E, por fim, não deve se assentar numa estrutura unilateral, se quiser preservar a sua força normativa num mundo em processo de permanente mudança político-social. O desenvolvimento da força normativa da Constituição não depende, como dito, só do conteúdo da Constituição, mas também de sua práxis. Também, é importante que a concepção de vontade de Constituição seja partilhada por todos os partícipes da vida constitucional, bem como a interpretação da Constituição leve em conta as condicionantes dadas pelos fatos concretos da vida correlacionando-as com as proposições normativas da constituição.

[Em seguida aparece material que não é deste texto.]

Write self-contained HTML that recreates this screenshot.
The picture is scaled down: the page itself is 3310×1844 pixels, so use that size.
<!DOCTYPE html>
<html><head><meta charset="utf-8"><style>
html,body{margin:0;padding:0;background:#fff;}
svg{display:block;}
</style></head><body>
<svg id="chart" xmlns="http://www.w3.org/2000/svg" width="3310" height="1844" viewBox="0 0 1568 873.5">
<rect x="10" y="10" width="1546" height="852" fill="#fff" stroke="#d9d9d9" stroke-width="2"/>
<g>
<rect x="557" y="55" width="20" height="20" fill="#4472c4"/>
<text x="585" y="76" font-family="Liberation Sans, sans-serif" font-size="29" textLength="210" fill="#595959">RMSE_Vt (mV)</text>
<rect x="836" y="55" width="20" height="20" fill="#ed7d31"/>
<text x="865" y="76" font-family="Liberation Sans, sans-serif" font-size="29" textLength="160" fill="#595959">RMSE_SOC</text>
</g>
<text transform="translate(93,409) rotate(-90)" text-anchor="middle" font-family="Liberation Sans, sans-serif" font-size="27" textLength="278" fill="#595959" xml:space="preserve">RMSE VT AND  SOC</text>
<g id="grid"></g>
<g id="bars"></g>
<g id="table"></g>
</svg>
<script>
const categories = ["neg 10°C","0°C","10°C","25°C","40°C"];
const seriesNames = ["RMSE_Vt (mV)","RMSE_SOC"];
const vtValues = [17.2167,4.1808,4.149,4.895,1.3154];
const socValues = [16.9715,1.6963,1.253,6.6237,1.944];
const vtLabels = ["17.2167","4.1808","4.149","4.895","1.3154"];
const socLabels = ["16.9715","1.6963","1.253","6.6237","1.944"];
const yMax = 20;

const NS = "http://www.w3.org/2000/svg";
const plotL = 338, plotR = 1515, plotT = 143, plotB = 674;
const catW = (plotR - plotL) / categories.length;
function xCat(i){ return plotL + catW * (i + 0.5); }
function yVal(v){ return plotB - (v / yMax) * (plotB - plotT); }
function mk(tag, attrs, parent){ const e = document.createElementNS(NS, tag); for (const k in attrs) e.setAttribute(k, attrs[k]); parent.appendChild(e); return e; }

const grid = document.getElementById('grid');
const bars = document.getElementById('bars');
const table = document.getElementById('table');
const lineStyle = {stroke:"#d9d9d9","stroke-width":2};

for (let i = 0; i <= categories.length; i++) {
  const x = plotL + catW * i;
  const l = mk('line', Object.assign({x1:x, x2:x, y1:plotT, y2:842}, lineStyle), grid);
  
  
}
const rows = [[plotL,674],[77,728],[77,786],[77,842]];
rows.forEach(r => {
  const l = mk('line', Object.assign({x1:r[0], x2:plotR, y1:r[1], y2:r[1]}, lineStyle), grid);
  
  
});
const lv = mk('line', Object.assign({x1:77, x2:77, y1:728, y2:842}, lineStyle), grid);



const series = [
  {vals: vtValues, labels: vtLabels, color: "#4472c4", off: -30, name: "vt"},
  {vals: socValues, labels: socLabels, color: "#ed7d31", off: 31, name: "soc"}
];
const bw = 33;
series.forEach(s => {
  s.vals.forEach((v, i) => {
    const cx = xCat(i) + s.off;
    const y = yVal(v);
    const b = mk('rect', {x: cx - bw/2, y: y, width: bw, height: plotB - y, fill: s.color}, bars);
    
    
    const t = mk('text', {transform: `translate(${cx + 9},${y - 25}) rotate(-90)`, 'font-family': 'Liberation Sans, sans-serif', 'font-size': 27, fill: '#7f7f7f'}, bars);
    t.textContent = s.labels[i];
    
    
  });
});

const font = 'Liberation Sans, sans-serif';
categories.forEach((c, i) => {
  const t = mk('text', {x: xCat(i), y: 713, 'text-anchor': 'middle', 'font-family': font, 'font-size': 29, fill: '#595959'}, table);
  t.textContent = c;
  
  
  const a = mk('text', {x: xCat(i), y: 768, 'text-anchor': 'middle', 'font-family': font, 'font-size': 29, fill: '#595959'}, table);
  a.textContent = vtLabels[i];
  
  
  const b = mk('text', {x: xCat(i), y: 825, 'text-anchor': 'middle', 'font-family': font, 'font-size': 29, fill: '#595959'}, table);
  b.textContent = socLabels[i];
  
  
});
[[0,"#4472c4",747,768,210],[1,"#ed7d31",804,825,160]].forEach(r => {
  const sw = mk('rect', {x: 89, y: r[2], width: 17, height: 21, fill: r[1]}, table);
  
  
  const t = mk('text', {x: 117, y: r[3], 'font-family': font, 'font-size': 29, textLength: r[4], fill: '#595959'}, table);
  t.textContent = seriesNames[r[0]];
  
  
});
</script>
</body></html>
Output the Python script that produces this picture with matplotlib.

Cita o autor que também é perigosa para a força normativa da Constituição a tendência para a freqüente revisão constitucional, que abala a confiança na sua inquebrantabilidade, debilitando sua força. A estabilidade constitui condição fundamental da eficácia da Constituição.

Finalmente, a interpretação tem significado decisivo para a consolidação e preservação da força normativa da Constituição. Mas ao mesmo tempo em que a mudança das relações fáticas deve provocar mudanças na interpretação da Constituição, o sentido da proposição jurídica estabelece o limite da interpretação e, por conseguinte, o limite de qualquer proposição normativa. Se o sentido de uma proposição normativa não é mais realizável, a revisão constitucional faz-se inevitável.

De acordo com o texto, temos que somente se poderá verificar a eficácia da força normativa em situações de emergência, nos tempos de necessidade. Se nessas condições, a força normativa for preservada, então a Constituição poderá verdadeiramente ser considerada uma força viva capaz de proteger a vida do Estado.

Por fim, segundo o autor, a força normativa da Constituição não está assegurada de plano, configurando missão que somente em determinadas condições, poderá ser realizada de forma excelente. Compete ao direito constitucional realçar, despertar e preservar a vontade de Constituição, que, indubitavelmente, constitui a maior garantia de sua força normativa.